Friday, August 27, 2004

If I Could I Would

If I really paid attention to the news and had time to write a fine political blog I would aspire to the quality of Jonathan's PastPeak. There is lots of daily updates on the election and he seems to be fairly strongly pro-Kerry (instead of merely anti-Bush like most of us Americans) but what I like is that he also tries to view politics in respect to the looming problems of the End of the Petroleum Age and Human Overpopulation.

Having studied population biology in college (I have a B.A. in Biology) I understand the concepts of exponential growth, (which is what humans and the economy are attempting to do) but Jonathan outdoes any college level textbook explanation with his Story of the Petri Dish:

"Suppose you put a small amount of bacteria in a Petri dish. Suppose further that the bacteria population grows exponentially (i.e., by doubling) at a pace that causes it to double each hour. Suppose finally that it takes 100 hours for the bacteria to completely fill the dish, thereby exhausting their supply of nutrients. (It's a large Petri dish.)

Question: When is the dish half full?

After 50 hours (half of 100)?

No. Because the population doubles each hour (including the final hour), the dish is half full just one hour before it’s full. For the first 99 hours the bacteria have got it made. Then wham!

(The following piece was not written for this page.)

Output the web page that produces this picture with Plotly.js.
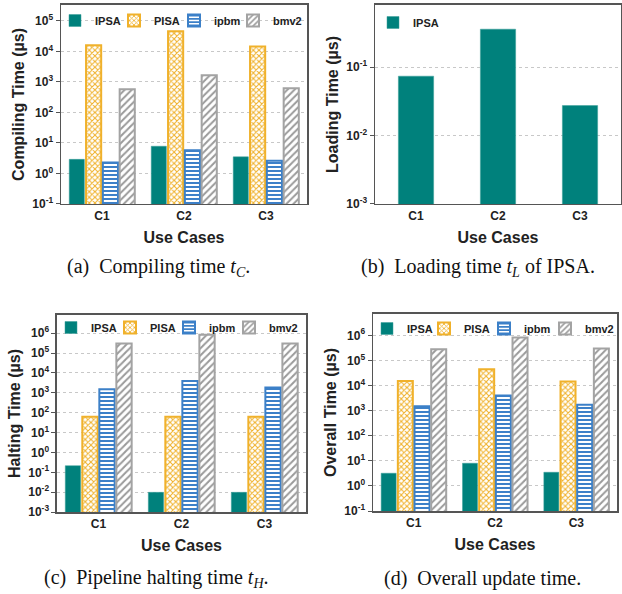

To make this more vivid and memorable, imagine the following as an animated cartoon. For the first 99 hours the bacteria are just partying and congratulating themselves on how smart and successful they are. It’s party hats and noisemakers, Conga lines and champagne, the bacterial Dow Jones going through the roof. Woo hoo! No limits! After 99 hours, some of the bacteria start to worry, but the rest party on — after all, the dish is only half full. Plenty of room left, plenty of nutrients. The first half lasted 99 hours, and there's another whole half to go! Sure, somebody’s gonna have to figure something out eventually, but meanwhile life is good, and nonstop growth will only make it better! An hour later — the world ends.

When growth is exponential, limits are sudden."

The part about the party with champane and Conga lines and party hats reminds me of nothing so much as the 1980's here in Austin, where Ronald Reagan deregulations led to a fantastic growth boom, and the S&L lootings which us taxpayers are still paying for.